Exact reproduction of the data is required, with images excluded.

[Start of Supplied information]

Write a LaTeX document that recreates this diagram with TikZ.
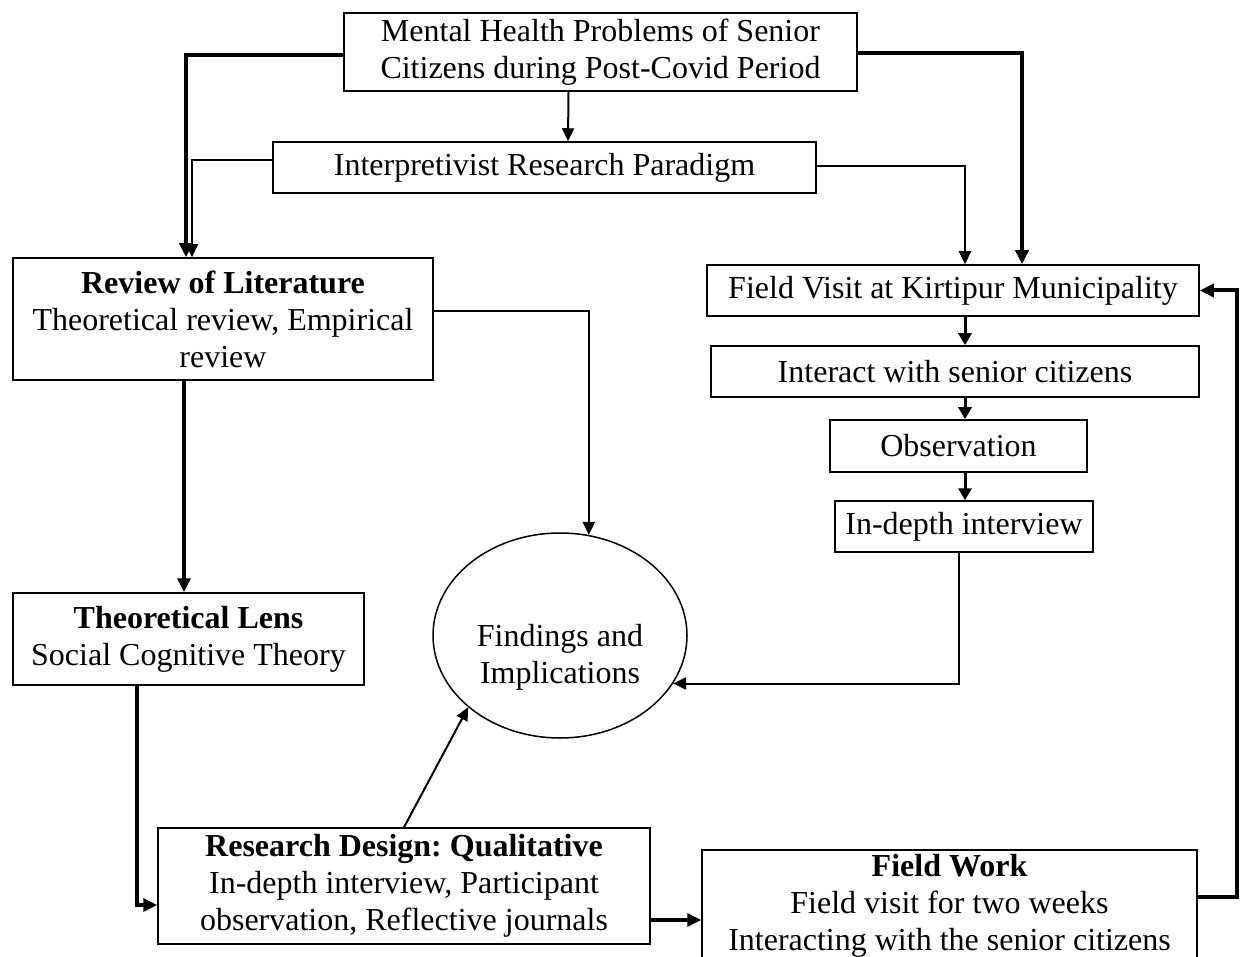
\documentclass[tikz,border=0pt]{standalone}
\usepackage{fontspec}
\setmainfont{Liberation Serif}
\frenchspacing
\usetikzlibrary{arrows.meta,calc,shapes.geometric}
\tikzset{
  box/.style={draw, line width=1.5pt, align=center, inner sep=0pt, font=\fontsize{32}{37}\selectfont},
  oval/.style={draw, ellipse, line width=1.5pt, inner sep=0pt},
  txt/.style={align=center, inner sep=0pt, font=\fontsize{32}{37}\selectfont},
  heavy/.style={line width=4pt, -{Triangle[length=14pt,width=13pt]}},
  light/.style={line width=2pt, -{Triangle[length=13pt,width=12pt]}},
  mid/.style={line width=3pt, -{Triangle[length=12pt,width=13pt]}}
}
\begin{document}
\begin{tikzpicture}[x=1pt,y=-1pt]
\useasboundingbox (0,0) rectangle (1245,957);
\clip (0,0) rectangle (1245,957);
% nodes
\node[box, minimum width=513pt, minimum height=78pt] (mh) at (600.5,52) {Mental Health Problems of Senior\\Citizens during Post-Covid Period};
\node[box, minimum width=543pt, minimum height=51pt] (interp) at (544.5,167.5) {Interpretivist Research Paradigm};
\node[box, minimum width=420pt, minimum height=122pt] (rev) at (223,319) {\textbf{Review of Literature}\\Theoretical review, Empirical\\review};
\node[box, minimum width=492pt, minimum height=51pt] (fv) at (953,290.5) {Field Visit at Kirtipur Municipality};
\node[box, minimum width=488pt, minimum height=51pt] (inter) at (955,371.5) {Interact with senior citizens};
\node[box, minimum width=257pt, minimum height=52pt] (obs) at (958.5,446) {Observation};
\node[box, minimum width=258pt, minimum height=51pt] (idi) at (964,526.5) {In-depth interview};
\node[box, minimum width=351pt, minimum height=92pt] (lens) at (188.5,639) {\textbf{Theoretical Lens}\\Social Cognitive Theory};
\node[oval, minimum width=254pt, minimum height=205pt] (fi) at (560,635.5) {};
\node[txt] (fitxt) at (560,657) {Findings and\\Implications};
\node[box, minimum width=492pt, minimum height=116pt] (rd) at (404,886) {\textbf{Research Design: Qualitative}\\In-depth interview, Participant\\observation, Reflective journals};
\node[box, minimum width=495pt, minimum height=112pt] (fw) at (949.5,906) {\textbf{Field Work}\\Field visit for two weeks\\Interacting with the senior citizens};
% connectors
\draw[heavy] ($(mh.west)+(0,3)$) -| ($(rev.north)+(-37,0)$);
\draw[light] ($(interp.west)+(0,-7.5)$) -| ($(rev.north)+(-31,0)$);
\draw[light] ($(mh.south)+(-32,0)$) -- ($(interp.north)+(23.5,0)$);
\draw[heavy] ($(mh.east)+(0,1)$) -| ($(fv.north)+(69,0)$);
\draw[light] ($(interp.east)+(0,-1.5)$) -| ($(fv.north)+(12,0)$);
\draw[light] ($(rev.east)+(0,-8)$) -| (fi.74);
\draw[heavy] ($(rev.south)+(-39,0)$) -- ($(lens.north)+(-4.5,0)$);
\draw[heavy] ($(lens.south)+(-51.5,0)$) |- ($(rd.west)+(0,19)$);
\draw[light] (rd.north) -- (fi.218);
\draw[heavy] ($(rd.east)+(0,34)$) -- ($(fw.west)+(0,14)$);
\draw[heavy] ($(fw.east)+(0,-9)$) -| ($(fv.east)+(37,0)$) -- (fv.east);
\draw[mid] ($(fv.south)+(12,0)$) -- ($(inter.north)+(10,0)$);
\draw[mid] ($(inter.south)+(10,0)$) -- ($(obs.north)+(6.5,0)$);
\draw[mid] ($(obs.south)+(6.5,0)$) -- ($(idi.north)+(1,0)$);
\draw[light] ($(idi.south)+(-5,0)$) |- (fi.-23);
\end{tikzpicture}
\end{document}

[End of Supplied information]

> _Exercise solution_:
Write a LaTeX document that recreates this diagram with TikZ.
\documentclass[tikz,border=0pt]{standalone}
\usepackage{fontspec}
\setmainfont{Liberation Serif}
\frenchspacing
\usetikzlibrary{arrows.meta,calc,shapes.geometric}
\tikzset{
  box/.style={draw, line width=1.5pt, align=center, inner sep=0pt, font=\fontsize{32}{37}\selectfont},
  oval/.style={draw, ellipse, line width=1.5pt, inner sep=0pt},
  txt/.style={align=center, inner sep=0pt, font=\fontsize{32}{37}\selectfont},
  heavy/.style={line width=4pt, -{Triangle[length=14pt,width=13pt]}},
  light/.style={line width=2pt, -{Triangle[length=13pt,width=12pt]}},
  mid/.style={line width=3pt, -{Triangle[length=12pt,width=13pt]}}
}
\begin{document}
\begin{tikzpicture}[x=1pt,y=-1pt]
\useasboundingbox (0,0) rectangle (1245,957);
\clip (0,0) rectangle (1245,957);
% nodes
\node[box, minimum width=513pt, minimum height=78pt] (mh) at (600.5,52) {Mental Health Problems of Senior\\Citizens during Post-Covid Period};
\node[box, minimum width=543pt, minimum height=51pt] (interp) at (544.5,167.5) {Interpretivist Research Paradigm};
\node[box, minimum width=420pt, minimum height=122pt] (rev) at (223,319) {\textbf{Review of Literature}\\Theoretical review, Empirical\\review};
\node[box, minimum width=492pt, minimum height=51pt] (fv) at (953,290.5) {Field Visit at Kirtipur Municipality};
\node[box, minimum width=488pt, minimum height=51pt] (inter) at (955,371.5) {Interact with senior citizens};
\node[box, minimum width=257pt, minimum height=52pt] (obs) at (958.5,446) {Observation};
\node[box, minimum width=258pt, minimum height=51pt] (idi) at (964,526.5) {In-depth interview};
\node[box, minimum width=351pt, minimum height=92pt] (lens) at (188.5,639) {\textbf{Theoretical Lens}\\Social Cognitive Theory};
\node[oval, minimum width=254pt, minimum height=205pt] (fi) at (560,635.5) {};
\node[txt] (fitxt) at (560,657) {Findings and\\Implications};
\node[box, minimum width=492pt, minimum height=116pt] (rd) at (404,886) {\textbf{Research Design: Qualitative}\\In-depth interview, Participant\\observation, Reflective journals};
\node[box, minimum width=495pt, minimum height=112pt] (fw) at (949.5,906) {\textbf{Field Work}\\Field visit for two weeks\\Interacting with the senior citizens};
% connectors
\draw[heavy] ($(mh.west)+(0,3)$) -| ($(rev.north)+(-37,0)$);
\draw[light] ($(interp.west)+(0,-7.5)$) -| ($(rev.north)+(-31,0)$);
\draw[light] ($(mh.south)+(-32,0)$) -- ($(interp.north)+(23.5,0)$);
\draw[heavy] ($(mh.east)+(0,1)$) -| ($(fv.north)+(69,0)$);
\draw[light] ($(interp.east)+(0,-1.5)$) -| ($(fv.north)+(12,0)$);
\draw[light] ($(rev.east)+(0,-8)$) -| (fi.74);
\draw[heavy] ($(rev.south)+(-39,0)$) -- ($(lens.north)+(-4.5,0)$);
\draw[heavy] ($(lens.south)+(-51.5,0)$) |- ($(rd.west)+(0,19)$);
\draw[light] (rd.north) -- (fi.218);
\draw[heavy] ($(rd.east)+(0,34)$) -- ($(fw.west)+(0,14)$);
\draw[heavy] ($(fw.east)+(0,-9)$) -| ($(fv.east)+(37,0)$) -- (fv.east);
\draw[mid] ($(fv.south)+(12,0)$) -- ($(inter.north)+(10,0)$);
\draw[mid] ($(inter.south)+(10,0)$) -- ($(obs.north)+(6.5,0)$);
\draw[mid] ($(obs.south)+(6.5,0)$) -- ($(idi.north)+(1,0)$);
\draw[light] ($(idi.south)+(-5,0)$) |- (fi.-23);
\end{tikzpicture}
\end{document}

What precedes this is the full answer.